═════ Given information
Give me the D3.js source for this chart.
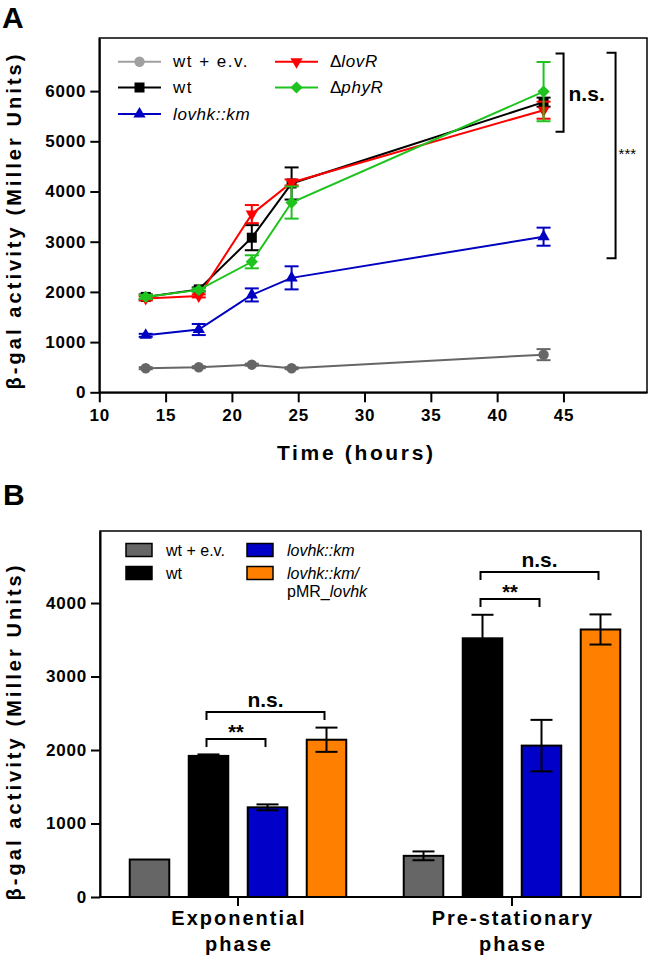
<!DOCTYPE html>
<html><head><meta charset="utf-8">
<script src="https://cdn.jsdelivr.net/npm/d3@7"></script>
<style>
body{margin:0;background:#fff;}
svg{display:block;font-family:"Liberation Sans",Arial,sans-serif;}
</style></head>
<body><svg id="c" width="651" height="964"></svg>
<script>
// ---------- Panel A data ----------
const times = [13.5, 17.5, 21.5, 24.5, 43.5];
const xTicksA = [10, 15, 20, 25, 30, 35, 40, 45];
const yTicksA = [0, 1000, 2000, 3000, 4000, 5000, 6000];
const wtEv      = [480, 500, 550, 480, 750];
const wtEvErr   = [20, 20, 20, 20, 110];
const wt        = [1900, 2050, 3080, 4160, 5780];
const wtErr     = [50, 40, 250, 320, 90];
const lovhk     = [1135, 1250, 1940, 2280, 3100];
const lovhkErr  = [30, 110, 130, 230, 180];
const lovR      = [1870, 1920, 3550, 4180, 5620];
const lovRErr   = [40, 30, 180, 60, 170];
const phyR      = [1900, 2040, 2600, 3780, 5990];
const phyRErr   = [40, 30, 130, 320, 590];
// brackets panel A (data units)
const bracketNsA  = [5190, 6750];
const bracketStarA = [2670, 6765];

// ---------- Panel B data ----------
const phases = ["Exponential phase", "Pre-stationary phase"];
const strainsB = ["wt + e.v.", "wt", "lovhk::km", "lovhk::km/pMR_lovhk"];
const expVals = [510, 1920, 1220, 2140];
const expErr  = [0, 20, 40, 165];
const preVals = [560, 3520, 2060, 3640];
const preErr  = [60, 320, 350, 205];
const yTicksB = [0, 1000, 2000, 3000, 4000];
const bracketStarB = [2150, 4054]; // ** heights (exp, pre)
const bracketNsB   = [2517, 4422]; // n.s. heights (exp, pre)

const svg = d3.select("#c");
const FONT = '"Liberation Sans",Arial,sans-serif';
const fmt = d3.format("d");

// ================= PANEL A =================
const xA = d3.scaleLinear().domain([10, 51.3]).range([99.3, 647]);
const yA = d3.scaleLinear().domain([0, 7058]).range([392.3, 38]);

svg.append("text").attr("x", 2).attr("y", 28).attr("font-size", 30).attr("font-weight", "bold").text("A");

// frame
svg.append("rect").attr("x", xA.range()[0]).attr("y", yA.range()[1])
  .attr("width", xA.range()[1] - xA.range()[0]).attr("height", yA.range()[0] - yA.range()[1])
  .attr("fill", "none").attr("stroke", "#000").attr("stroke-width", 1.5);

const axA_y = svg.append("g").attr("transform", `translate(${xA.range()[0]},0)`)
  .call(d3.axisLeft(yA).tickValues(yTicksA).tickFormat(fmt).tickSize(9).tickSizeOuter(0).tickPadding(4));
const axA_x = svg.append("g").attr("transform", `translate(0,${yA.range()[0]})`)
  .call(d3.axisBottom(xA).tickValues(xTicksA).tickFormat(fmt).tickSize(10).tickSizeOuter(0).tickPadding(7));
[axA_y, axA_x].forEach(g => {
  g.selectAll("path,line").attr("stroke", "#000").attr("stroke-width", 2);
  g.selectAll("text").attr("font-size", 17).attr("font-weight", "bold").attr("fill", "#000")
    .attr("font-family", FONT).attr("letter-spacing", 0.8);
});

svg.append("text").attr("transform", "translate(21,222) rotate(-90)")
  .attr("text-anchor", "middle").attr("font-size", 20).attr("font-weight", "bold")
  .attr("textLength", 335).attr("lengthAdjust", "spacing")
  .text("β-gal activity  (Miller Units)");

svg.append("text").attr("x", 355).attr("y", 460).attr("text-anchor", "middle")
  .attr("font-size", 21).attr("font-weight", "bold").attr("textLength", 156).attr("lengthAdjust", "spacing")
  .text("Time (hours)");

const diamond = d3.symbol().type(d3.symbolSquare).size(75)();
const seriesA = [
  {name: "wt + e.v.", vals: wtEv, err: wtEvErr, color: "#666666", legColor: "#a0a0a0", sym: d3.symbol().type(d3.symbolCircle).size(85)(), rot: 0},
  {name: "lovhk::km", vals: lovhk, err: lovhkErr, color: "#0000c0", legColor: "#0000c0", sym: d3.symbol().type(d3.symbolTriangle).size(65)(), rot: 0},
  {name: "wt", vals: wt, err: wtErr, color: "#000000", legColor: "#000000", sym: d3.symbol().type(d3.symbolSquare).size(100)(), rot: 0},
  {name: "ΔlovR", vals: lovR, err: lovRErr, color: "#ff0000", legColor: "#ff0000", sym: d3.symbol().type(d3.symbolTriangle).size(65)(), rot: 180},
  {name: "ΔphyR", vals: phyR, err: phyRErr, color: "#1ec31e", legColor: "#1ec31e", sym: diamond, rot: 45}
];

const line = d3.line().x((d, i) => xA(times[i])).y(d => yA(d));
seriesA.forEach(s => {
  const g = svg.append("g");
  g.append("path").attr("d", line(s.vals)).attr("fill", "none").attr("stroke", s.color).attr("stroke-width", 2);
  s.vals.forEach((v, i) => {
    const e = s.err[i], cx = xA(times[i]);
    if (e > 0) {
      g.append("line").attr("x1", cx).attr("x2", cx).attr("y1", yA(v - e)).attr("y2", yA(v + e)).attr("stroke", s.color).attr("stroke-width", 2);
      [v - e, v + e].forEach(yy => g.append("line").attr("x1", cx - 7).attr("x2", cx + 7).attr("y1", yA(yy)).attr("y2", yA(yy)).attr("stroke", s.color).attr("stroke-width", 2));
    }
    g.append("path").attr("d", s.sym).attr("fill", s.color)
      .attr("transform", `translate(${cx},${yA(v)}) rotate(${s.rot})`);
  });
});

// legend A
const legA = [
  {s: seriesA[0], x: 118, y: 61.7}, {s: seriesA[2], x: 118, y: 87.5}, {s: seriesA[1], x: 118, y: 114},
  {s: seriesA[3], x: 275, y: 61.7}, {s: seriesA[4], x: 275, y: 87.5}
];
legA.forEach(l => {
  const g = svg.append("g");
  g.append("line").attr("x1", l.x).attr("x2", l.x + 43).attr("y1", l.y).attr("y2", l.y).attr("stroke", l.s.legColor).attr("stroke-width", 2);
  g.append("path").attr("d", l.s.sym).attr("fill", l.s.legColor).attr("transform", `translate(${l.x + 21.5},${l.y}) rotate(${l.s.rot})`);
  const t = g.append("text").attr("x", l.x + 55).attr("y", l.y + 5.5).attr("font-size", 17);
  const n = l.s.name;
  if (n === "wt + e.v." || n === "wt") t.attr("letter-spacing", 1.5).text(n);
  else if (n === "lovhk::km") t.attr("font-style", "italic").attr("letter-spacing", 0.6).text(n);
  else { t.append("tspan").text("Δ"); t.append("tspan").attr("font-style", "italic").attr("letter-spacing", 0.6).text(n.slice(1)); }
});

// brackets A
function bracketV(xArm, xV, y1, y2) {
  svg.append("path").attr("d", `M${xArm},${y1}H${xV}V${y2}H${xArm}`).attr("fill", "none").attr("stroke", "#000").attr("stroke-width", 2);
}
const xLast = xA(times[times.length - 1]);
bracketV(xLast + 12, xLast + 20, yA(bracketNsA[1]), yA(bracketNsA[0]));
svg.append("text").attr("x", xLast + 25).attr("y", 101).attr("font-size", 21).attr("font-weight", "bold").text("n.s.");
bracketV(xLast + 63, xLast + 72, yA(bracketStarA[1]), yA(bracketStarA[0]));
svg.append("text").attr("x", xLast + 75).attr("y", 159).attr("font-size", 15).text("***");

// ================= PANEL B =================
const yB = d3.scaleLinear().domain([0, 4980]).range([897, 531]);
const xG = d3.scaleBand().domain(phases).range([101, 649]).paddingInner(0).paddingOuter(0);
const xS = d3.scaleBand().domain(strainsB).range([19, 255]).paddingInner(0.33).paddingOuter(0.165);
const colB = ["#666666", "#000000", "#0000c8", "#ff8000"];

svg.append("text").attr("x", 3).attr("y", 505).attr("font-size", 30).attr("font-weight", "bold").text("B");

svg.append("rect").attr("x", 100).attr("y", yB.range()[1]).attr("width", 541).attr("height", yB.range()[0] - yB.range()[1])
  .attr("fill", "none").attr("stroke", "#000").attr("stroke-width", 1.5);

const axB_y = svg.append("g").attr("transform", "translate(100,0)")
  .call(d3.axisLeft(yB).tickValues(yTicksB).tickFormat(fmt).tickSize(9).tickSizeOuter(0).tickPadding(4));
axB_y.selectAll("path,line").attr("stroke", "#000").attr("stroke-width", 2);
axB_y.selectAll("text").attr("font-size", 17).attr("font-weight", "bold").attr("fill", "#000").attr("font-family", FONT).attr("letter-spacing", 0.8);

const axB_x = svg.append("g").attr("transform", `translate(0,${yB.range()[0]})`)
  .call(d3.axisBottom(xG).tickSize(9).tickSizeOuter(0).tickFormat(""));
axB_x.select("path.domain").attr("d", "M100,0H641");
axB_x.selectAll("path,line").attr("stroke", "#000").attr("stroke-width", 2);

phases.forEach(p => {
  const [a, b] = p.split(" ");
  const cx = xG(p) + xG.bandwidth() / 2;
  svg.append("text").attr("x", cx + 1).attr("y", 925).attr("text-anchor", "middle").attr("font-size", 20).attr("font-weight", "bold").attr("letter-spacing", 2).text(a);
  svg.append("text").attr("x", cx + 1).attr("y", 951).attr("text-anchor", "middle").attr("font-size", 20).attr("font-weight", "bold").attr("letter-spacing", 2).text(b);
});

svg.append("text").attr("transform", "translate(21,733) rotate(-90)")
  .attr("text-anchor", "middle").attr("font-size", 20).attr("font-weight", "bold")
  .attr("textLength", 335).attr("lengthAdjust", "spacing")
  .text("β-gal activity  (Miller Units)");

const groupsB = [{p: phases[0], vals: expVals, err: expErr}, {p: phases[1], vals: preVals, err: preErr}];
groupsB.forEach((g, gi) => {
  const gx = xG(g.p);
  const cen = i => gx + xS(strainsB[i]) + xS.bandwidth() / 2;
  g.vals.forEach((v, i) => {
    const x0 = gx + xS(strainsB[i]);
    svg.append("rect").attr("x", x0).attr("y", yB(v)).attr("width", xS.bandwidth()).attr("height", yB(0) - yB(v))
      .attr("fill", colB[i]).attr("stroke", "#000").attr("stroke-width", 2);
    const e = g.err[i];
    if (e > 0) {
      const cx = cen(i);
      svg.append("line").attr("x1", cx).attr("x2", cx).attr("y1", yB(v - e)).attr("y2", yB(v + e)).attr("stroke", "#000").attr("stroke-width", 2);
      [v - e, v + e].forEach(yy => svg.append("line").attr("x1", cx - 11).attr("x2", cx + 11).attr("y1", yB(yy)).attr("y2", yB(yy)).attr("stroke", "#000").attr("stroke-width", 2));
    }
  });
  // brackets
  const drawB = (i1, i2, val, label, fs, dy) => {
    const y = yB(val), x1 = cen(i1) - 2, x2 = cen(i2) - 2;
    svg.append("path").attr("d", `M${x1},${y + 8}V${y}H${x2}V${y + 8}`).attr("fill", "none").attr("stroke", "#000").attr("stroke-width", 2);
    svg.append("text").attr("x", (x1 + x2) / 2).attr("y", y + dy).attr("text-anchor", "middle").attr("font-size", fs).attr("font-weight", "bold").text(label);
  };
  drawB(1, 2, bracketStarB[gi], "**", 20, 0);
  drawB(1, 3, bracketNsB[gi], "n.s.", 21, -5);
});

// legend B
const legB = [
  {i: 0, x: 126, y: 550, txt: [["wt + e.v.", false]]},
  {i: 1, x: 126, y: 573, txt: [["wt", false]]},
  {i: 2, x: 247, y: 550, txt: [["lovhk::km", true]]},
  {i: 3, x: 247, y: 573, txt: [["lovhk::km/", true]], txt2: [["pMR_", false], ["lovhk", true]]}
];
legB.forEach(l => {
  svg.append("rect").attr("x", l.x).attr("y", l.y - 6.5).attr("width", 26).attr("height", 13)
    .attr("fill", colB[l.i]).attr("stroke", "#000").attr("stroke-width", 1.5);
  const t = svg.append("text").attr("x", l.x + 40).attr("y", l.y + 6).attr("font-size", 16);
  l.txt.forEach(([s, it]) => t.append("tspan").attr("font-style", it ? "italic" : "normal").text(s));
  if (l.txt2) {
    const t2 = svg.append("text").attr("x", l.x + 40).attr("y", l.y + 24).attr("font-size", 16);
    l.txt2.forEach(([s, it]) => t2.append("tspan").attr("font-style", it ? "italic" : "normal").text(s));
  }
});
</script></body></html>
══════════
> _Work instructions_
Give back exactly the lines from the first line of the data through the line with "const bracketStarA = [2670, 6765];", pictures excluded.

> _Result of the task_
Give me the D3.js source for this chart.
<!DOCTYPE html>
<html><head><meta charset="utf-8">
<script src="https://cdn.jsdelivr.net/npm/d3@7"></script>
<style>
body{margin:0;background:#fff;}
svg{display:block;font-family:"Liberation Sans",Arial,sans-serif;}
</style></head>
<body><svg id="c" width="651" height="964"></svg>
<script>
// ---------- Panel A data ----------
const times = [13.5, 17.5, 21.5, 24.5, 43.5];
const xTicksA = [10, 15, 20, 25, 30, 35, 40, 45];
const yTicksA = [0, 1000, 2000, 3000, 4000, 5000, 6000];
const wtEv      = [480, 500, 550, 480, 750];
const wtEvErr   = [20, 20, 20, 20, 110];
const wt        = [1900, 2050, 3080, 4160, 5780];
const wtErr     = [50, 40, 250, 320, 90];
const lovhk     = [1135, 1250, 1940, 2280, 3100];
const lovhkErr  = [30, 110, 130, 230, 180];
const lovR      = [1870, 1920, 3550, 4180, 5620];
const lovRErr   = [40, 30, 180, 60, 170];
const phyR      = [1900, 2040, 2600, 3780, 5990];
const phyRErr   = [40, 30, 130, 320, 590];
// brackets panel A (data units)
const bracketNsA  = [5190, 6750];
const bracketStarA = [2670, 6765];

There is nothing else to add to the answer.